Comme s’il avait intégré les règles narratives régissant les récits fantasmés des gueux de Tully, Harel se penche sur Jean-Jules Richard, Jacques Ferron, William H. Davis et Cormac McCarthy, dans un essai-fiction où son enfance à Saint-Léonard est prétexte à l’apparition de hobos. Plusieurs trames d’écritures s’entremêlent, dans une dynamique amplifiante. Ses microfictions analysent la «fable errante» incarnée par le hobo avec toujours cette question politique embusquée sur le rapport à l’espace, aux récits et aux autres.
En inconditionnel de Woody Guthrie, Simon Harel voit en ces vagabonds littéraires une défense contre le mirage de ce qu’il nomme la «littérature CLSC»: hygiénique, saturée de bons sentiments, drapée dans le vivre-ensemble et prétendument captivée par l’avenir du monde.
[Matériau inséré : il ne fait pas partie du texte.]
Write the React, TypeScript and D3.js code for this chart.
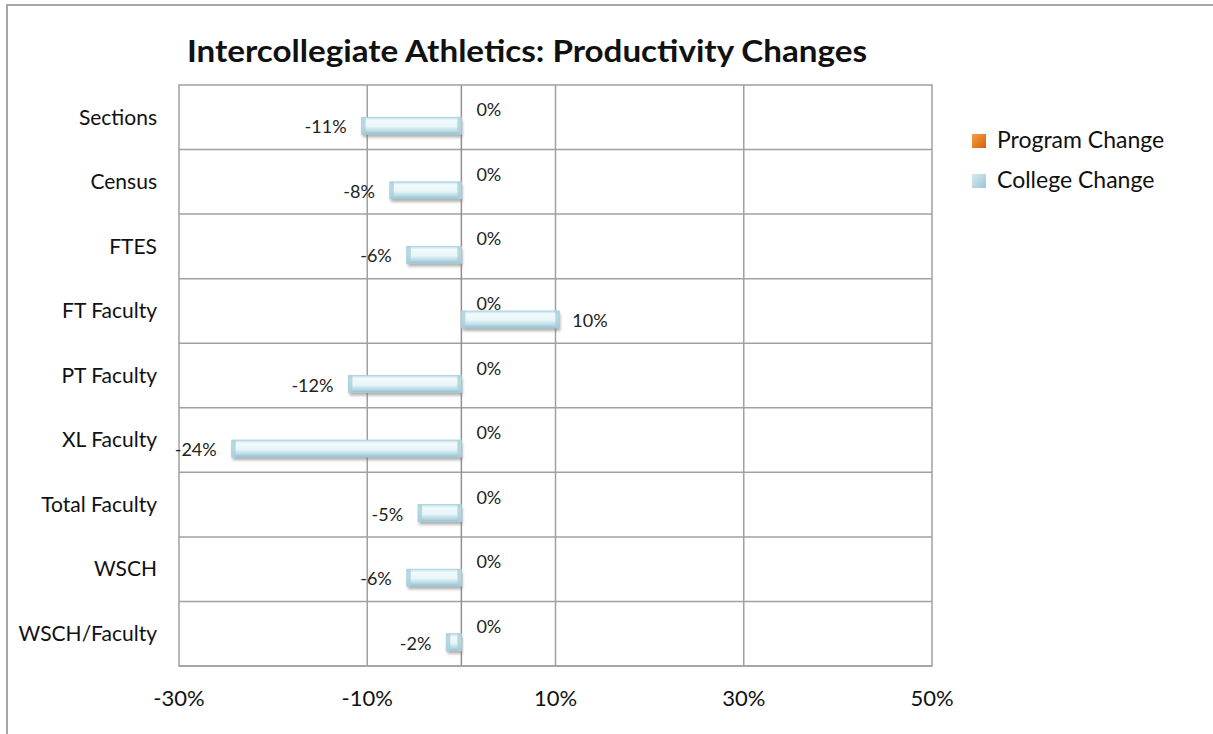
import React from "react";
import * as d3 from "d3";

const categories = [
  "Sections",
  "Census",
  "FTES",
  "FT Faculty",
  "PT Faculty",
  "XL Faculty",
  "Total Faculty",
  "WSCH",
  "WSCH/Faculty",
];
const seriesNames = ["Program Change", "College Change"];
const programChange = [0, 0, 0, 0, 0, 0, 0, 0, 0];
const collegeChange = [-0.106, -0.076, -0.058, 0.104, -0.12, -0.244, -0.046, -0.058, -0.016];
const xTicks = [-0.3, -0.1, 0.1, 0.3, 0.5];

const W = 1213;
const H = 734;
const plot = { left: 179, right: 932, top: 85, bottom: 666 };
const FONT = "Lato, 'Open Sans', sans-serif";

export default function App() {
  const x = d3.scaleLinear().domain([-0.3, 0.5]).range([plot.left, plot.right]);
  const y = d3.scaleBand<string>().domain(categories).range([plot.top, plot.bottom]).padding(0);
  const barH = 17;
  const sub = d3
    .scaleBand<string>()
    .domain(seriesNames)
    .range([y.bandwidth() / 2 - barH, y.bandwidth() / 2 + barH])
    .padding(0);
  const fmt = (v: number) => `${Math.round(v * 100)}%`;
  const gridVals = [-0.1, 0.1, 0.3];

  return (
    <div style={{ position: "absolute", left: 0, top: 0 }}>
      <svg width={W} height={H} style={{ display: "block", background: "#fff" }}>
        <defs>
          <linearGradient id="blueBar" x1="0" y1="0" x2="0" y2="1">
            <stop offset="0%" stopColor="#bcdde7" />
            <stop offset="18%" stopColor="#f2fafc" />
            <stop offset="55%" stopColor="#e9f5f8" />
            <stop offset="82%" stopColor="#b7dae4" />
            <stop offset="100%" stopColor="#8fbfcd" />
          </linearGradient>
          <linearGradient id="legBlue" x1="0" y1="0" x2="1" y2="1">
            <stop offset="0%" stopColor="#d6ebf1" />
            <stop offset="100%" stopColor="#9cc6d3" />
          </linearGradient>
          <linearGradient id="legOrange" x1="0" y1="0" x2="1" y2="1">
            <stop offset="0%" stopColor="#f5a040" />
            <stop offset="100%" stopColor="#d4600e" />
          </linearGradient>
          <filter id="shadow" x="-10%" y="-50%" width="120%" height="200%">
            <feGaussianBlur stdDeviation="1.8" />
          </filter>
        </defs>

        {/* outer chart border */}
        <rect x={7} y={5} width={W + 20} height={H + 20} fill="none" stroke="#a6a6a6" strokeWidth={2} />

        {/* title */}
        <text
          x={(187 + 867) / 2}
          y={62}
          textAnchor="middle"
          fontFamily={FONT}
          fontWeight={700}
          fontSize={30}
          textLength={680}
          lengthAdjust="spacingAndGlyphs"
          fill="#111"
        >
          Intercollegiate Athletics: Productivity Changes
        </text>

        {/* horizontal separators */}
        {categories.map((c, i) => (
          <line
            key={"h" + i}
            x1={plot.left}
            x2={plot.right}
            y1={(y(c) as number) + y.bandwidth()}
            y2={(y(c) as number) + y.bandwidth()}
            stroke="#a0a0a0"
            strokeWidth={1.5}
          />
        ))}
        {/* vertical gridlines */}
        {gridVals.map((v) => (
          <line key={"v" + v} x1={x(v)} x2={x(v)} y1={plot.top} y2={plot.bottom} stroke="#a0a0a0" strokeWidth={1.5} />
        ))}
        {/* zero axis */}
        <line x1={x(0)} x2={x(0)} y1={plot.top} y2={plot.bottom} stroke="#909090" strokeWidth={1.5} />
        {/* plot border */}
        <rect
          x={plot.left}
          y={plot.top}
          width={plot.right - plot.left}
          height={plot.bottom - plot.top}
          fill="none"
          stroke="#a0a0a0"
          strokeWidth={1.5}
        />

        {/* bars */}
        {categories.map((c, i) => {
          const v = collegeChange[i];
          const by = (y(c) as number) + (sub("College Change") as number);
          const x0 = Math.min(x(0), x(v));
          const w = Math.abs(x(v) - x(0));
          return (
            <g key={"b" + c}>
              <rect x={x0 + 1} y={by + 3} width={w} height={barH} fill="#7a7a7a" opacity={0.6} filter="url(#shadow)" />
              <rect x={x0} y={by} width={w} height={barH} fill="url(#blueBar)" stroke="#a9cfda" strokeWidth={0.8} />
              <rect x={x0} y={by} width={Math.min(4, w)} height={barH} fill="#a8d0dc" opacity={0.8} />
              <rect x={x0 + w - Math.min(4, w)} y={by} width={Math.min(4, w)} height={barH} fill="#a8d0dc" opacity={0.8} />
            </g>
          );
        })}

        {/* data labels */}
        {categories.map((c, i) => {
          const pv = programChange[i];
          const cv = collegeChange[i];
          const py = (y(c) as number) + (sub("Program Change") as number) + barH / 2;
          const cy = (y(c) as number) + (sub("College Change") as number) + barH / 2;
          return (
            <g key={"l" + c} fontFamily={FONT} fontSize={18} fill="#222">
              <text x={x(pv) + 15} y={py + 3} dominantBaseline="middle">
                {fmt(pv)}
              </text>
              <text
                x={cv < 0 ? x(cv) - 15 : x(cv) + 13}
                y={cy + 3}
                textAnchor={cv < 0 ? "end" : "start"}
                dominantBaseline="middle"
              >
                {fmt(cv)}
              </text>
            </g>
          );
        })}

        {/* category labels */}
        {categories.map((c) => (
          <text
            key={"c" + c}
            x={157}
            y={(y(c) as number) + y.bandwidth() / 2 + 2}
            textAnchor="end"
            dominantBaseline="middle"
            fontFamily={FONT}
            fontSize={21}
            fill="#111"
          >
            {c}
          </text>
        ))}

        {/* x tick labels */}
        {xTicks.map((t) => (
          <text
            key={"t" + t}
            x={x(t)}
            y={700}
            textAnchor="middle"
            dominantBaseline="middle"
            fontFamily={FONT}
            fontSize={22}
            fill="#111"
          >
            {fmt(t)}
          </text>
        ))}

        {/* legend */}
        {seriesNames.map((s, i) => (
          <g key={"lg" + s} transform={`translate(972, ${134 + i * 40})`}>
            <rect width={14} height={14} fill={i === 0 ? "url(#legOrange)" : "url(#legBlue)"} />
            <text x={25} y={8} dominantBaseline="middle" fontFamily={FONT} fontSize={23} fill="#111">
              {s}
            </text>
          </g>
        ))}
      </svg>
    </div>
  );
}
À une époque où le discours littéraire se fait rangé et obséquieux, s’autoriser à explorer et à revisiter la cruauté et la crudité de l’existence des déclassés est certainement bien plus qu’un devoir de mémoire que nous avons, selon Harel, envers des ancêtres comme Jean Genet et Angela Davis. C’est aussi faire une trêve de propreté pour rappeler que la littérature se doit de redevenir un espace de liberté.